Apple Cider. Venison. Potatoes. Carrots. Shallots. Celery. This stew has got it all and it is delicious! I decided to include it as a deals to meals because, for one, we're approaching the end of rifle season where I live, and for another, it's a Friday, the day when my family gets all varieties of produce from our local farmer's market (for cheap), making this meal very affordable.
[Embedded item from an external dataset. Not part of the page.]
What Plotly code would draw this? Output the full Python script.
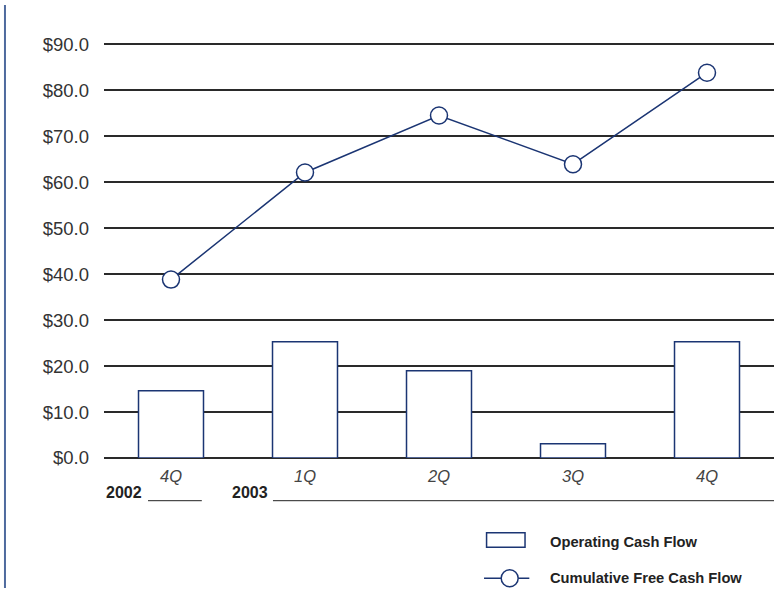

Apple Cider Venison Stew Recipe
adapted from this recipe
Begin by preheating oven to 350 degrees Fahrenheit. In a small bowl combine flour, salt and pepper. Add venison cubes and toss to coat. Next, using a large cast iron skillet with sides, brown floured venison in oil. Cook for a few minutes over medium heat until lightly browned, turning once. Add cider, wine, vinegar and thyme and bring to a boil. Add carrots, celery, potatoes and shallots. Cover with lid or aluminum foil and place in preheated oven for 1 hour. After an hour, if the vegetables are properly cooked, combine cold water and starch then add to skillet, stirring thoroughly. Replace lid (or foil) and cook for 5 additional minutes. Remove from oven and serve over jasmine rice.
Note 1: Pork would make a suitable substitute if venison is not available; Note 2: After the meat is floured and seared, all of the ingredients could be added to a crock pot and cooked on low for 8 hours nor high for 4 hours. Starch and water can be added before serving to thicken.